Beban Tambahan Pandemik di Era Post-Truth
Baru saja melihat melalui media sosial salah satu video kurang mengenakkan untuk ditonton, karena memperlihatkan beberapa oknum masyarakat di Antang, Makassar, Sulawesi Selatan berdasarkan rilis dari tempo.co yang menolak pemakaman pasien berstatus PDP COVID-19. Ini hanya satu kejadian tidak perlu dari dampak pandemic ini, belum lagi beberapa berita yang mengabarkan bahwa banyak tenaga Kesehatan yang ditolak oleh lingkungan tempat tinggalnya karena dianggap dapat menularkan penyakit ini. Masih banyak lagi yang sama tidak pantasnya dilakukan masyarakat di tengah kondisi seperti ini.
Ada yang lebih berbahaya dibanding virus yang satu ini, salah satunya stigma negatif dan prasangka. Banyak beban tidak perlu yang harus ditanggung oleh hampir semua negara di dunia ini karena terdampak COVID-19. Mulai dari dampak ekonomi dan bisnis, fasilitas Kesehatan yang harus dipaksa untuk bekerja ekstra dengan kejadian tak terprediski ini, dan tentunya kondisi psikologis masyarakat. Tanpa meremehkan bahaya dari virus ini, ada beberapa yang sangat disayangkan karena menjadi beban tambahan kita, terutama masyarakat Indonesia yang panikan.

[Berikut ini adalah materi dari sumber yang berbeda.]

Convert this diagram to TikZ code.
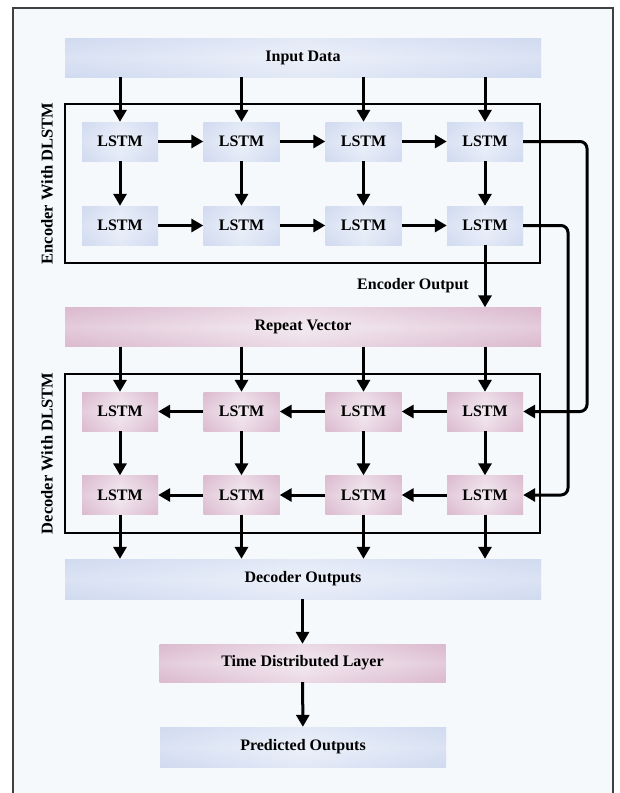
\documentclass[tikz,border=0pt]{standalone}
\usepackage{fontspec}
\setmainfont{Liberation Serif}
\usetikzlibrary{arrows.meta}
\definecolor{bgc}{HTML}{F5F9FC}
\definecolor{bedge}{HTML}{C2CEEC}
\definecolor{bmid}{HTML}{E9EEF9}
\definecolor{pedge}{HTML}{D1A0BC}
\definecolor{pmid}{HTML}{F3E5ED}
\definecolor{framec}{HTML}{404040}
\tikzset{
  boxfont/.style={font=\fontsize{16}{19}\selectfont\bfseries},
  bluebox/.style={draw=none, inner sep=0pt, boxfont,
    preaction={top color=bedge, bottom color=bedge, middle color=bmid},
    left color=bedge, right color=bedge, middle color=bmid, fill opacity=0.45, text opacity=1},
  pinkbox/.style={draw=none, inner sep=0pt, boxfont,
    preaction={top color=pedge, bottom color=pedge, middle color=pmid},
    left color=pedge, right color=pedge, middle color=pmid, fill opacity=0.45, text opacity=1},
  cell/.style={minimum width=76pt, minimum height=39pt},
  wide/.style={minimum width=476pt, minimum height=39pt},
  mid/.style={minimum width=286pt, minimum height=39pt},
  arr/.style={line width=3pt, -{Triangle[length=12pt,width=13pt]}},
  conn/.style={line width=3pt, rounded corners=7pt, -{Triangle[length=12pt,width=13pt]}},
  group/.style={draw=black, line width=1.4pt},
  vlabel/.style={rotate=90, font=\fontsize{16.5}{19}\selectfont\bfseries}
}
\begin{document}
\begin{tikzpicture}[x=1pt,y=-1pt]
\useasboundingbox (0,0) rectangle (619,793);
\fill[white] (0,0) rectangle (619,793);
\fill[bgc] (13,8) rectangle (613,793);
\draw[framec, line width=1.8pt] (13,793) -- (13,8) -- (613,8) -- (613,793);

% group frames
\draw[group] (65,104) rectangle (540,263);
\draw[group] (65,374) rectangle (540,533);
\node[vlabel] (enclab) at (47,183.5) {Encoder With DLSTM};
\node[vlabel] (declab) at (47,453.5) {Decoder With DLSTM};

% wide boxes
\node[bluebox, wide] (inp) at (303,57.5) {Input Data};
\node[pinkbox, wide] (rep) at (303,327) {Repeat Vector};
\node[bluebox, wide, minimum height=40pt] (dout) at (303,579) {Decoder Outputs};
\node[pinkbox, mid, minimum height=38pt] (tdl) at (302.5,663) {Time Distributed Layer};
\node[bluebox, mid, minimum height=40pt] (pred) at (303,747) {Predicted Outputs};

% LSTM cells
\foreach \i/\x in {1/120,2/241.5,3/363.5,4/485}{
  \node[bluebox, cell] (e1\i) at (\x,141.5) {LSTM};
  \node[bluebox, cell] (e2\i) at (\x,225.5) {LSTM};
  \node[pinkbox, cell] (d1\i) at (\x,411.5) {LSTM};
  \node[pinkbox, cell] (d2\i) at (\x,495) {LSTM};
}

% vertical arrows
\foreach \i in {1,2,3,4}{
  \draw[arr] (inp.south -| e1\i) -- (e1\i.north);
  \draw[arr] (e1\i) -- (e2\i);
  \draw[arr] (rep.south -| d1\i) -- (d1\i.north);
  \draw[arr] (d1\i) -- (d2\i);
  \draw[arr] (d2\i.south) -- (dout.north -| d2\i);
}
% horizontal arrows
\foreach \i/\j in {1/2,2/3,3/4}{
  \draw[arr] (e1\i) -- (e1\j);
  \draw[arr] (e2\i) -- (e2\j);
  \draw[arr] (d1\j) -- (d1\i);
  \draw[arr] (d2\j) -- (d2\i);
}

% encoder output
\draw[arr] (e24.south) -- (rep.north -| e24);
\node[boxfont] (eout) at (413,285.5) {Encoder Output};

% side connectors
\coordinate (c1) at (587,0);
\coordinate (c2) at (568,0);
\draw[conn] (e14.east) -- (e14.east -| c1) -- (d14.east -| c1) -- (d14.east);
\draw[conn] (e24.east) -- (e24.east -| c2) -- (d24.east -| c2) -- (d24.east);

% bottom chain
\draw[arr] (dout.south -| tdl) -- (tdl.north);
\draw[arr] (tdl) -- (pred);
\end{tikzpicture}
\end{document}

Masyarakat belum selesai dengan PRnya untuk tidak menaruh stigma ke penyakit lain (fisik maupun mental), seperti stigma kepada ODGJ dan ODHA. Sekarang COVID-19 tidak hanya menyerang organ pernapasan pasien, namun juga menyerang pikiran mereka, selain itu non-pasienpun diserang ‘virus’ stigma dan prasangka.
Media sosial dan akses berita yang tidak tersaring ditambah kurangnya pengetahuan masyarakat akan pandemic ini, memberikan dampak yang tidak seharusnya. COVID-19 di awal tahun, bahkan hingga tulisan ini ditulispun masih sangat seksi menjadi pemberitaan. Sudah tidak bisa terhitung berapa banyak hoaks dan disinformasi yang disebar di media social mengenai COVID-19.
Di era post-truth ini masyarakat mudah mempercayai informasi tetapi sayangnya sulit menerima fakta sebenarnya. Di era ini, sebenarnya kita susah percaya tetapi masih banyak orang yang memilih memilih untuk percaya dulu, untuk benar salahnya kemudian. Banyaknya informasi tidak jelas dan meningkatnya pengguna internet dari berbagai kalangan membuat susah mencari informasi yang benar. Lies spread faster than the truth.
Hoaks Kesehatan berdasarkan rilis tirto.id merupakan paling banyak dan paling menarik bagi pembaca, penyebabnya karena kurangnya pengetahuan kita mengenai informasi kesehatan dan sains. Aneh memang, sudah paling tidak tahu tapi paling cepat menyebar informasi salah atau karena memang merasa sudah paling tahu.
COVID-19 bukanlah pandemik pertama di dunia, banyak pandemic lain yang pernah terjadi bahkan sejak ribuan tahun lalu, tapi penyakit ini paling banyak dibahas dan menyebar melebihi kecepatan virusnya karena kemudahan akses informasi dibanding kondisi saat pandemik-pandemik yang lain menginvasi dunia.
Apa kaitan hoaks dan disinformasi dengan stigma yang terbentuk di masyarakat tentang pasien COVID-19 ini?
Stigma dibentuk oleh pengetahuan kita yang diserap dari banyak sumber, baik yang terpercaya atau sudah dibelokkan sehingga disinformasi maupun yang memang sengaja diproduksi menjadi hoaks. Beban berat pasien dan keluarganya tidak perlu ditambah dengan stigma sosial tak berdasar. Banyak hoaks yang membentuk stigma sosial kepada pasien, bahkan juga ditujukan kepada tenaga medis yang menanganinya. Pemberitaan dan hoaks yang disebar tentang betapa mematikannya virus baru ini membuat masyarakat awam sudah panik duluan.
Stigma sosial bahkan bisa membawa kita ke level tidak manusiawi seperti contoh yang saya jelaskan di awal tulisan saya ini. Peran penting orang-orang terdidik, pemerintah, dan influencer untuk memperbaiki informasi mengenai COVID-19 ini yang sudah terlanjur berantakan. Tetap sebarkan berita baik tiap hari mengenai COVID-19 ini.
Penulis: Alif Syahrul Wahyudi, mahasiswa Psikologi Universitas Negeri Makassar.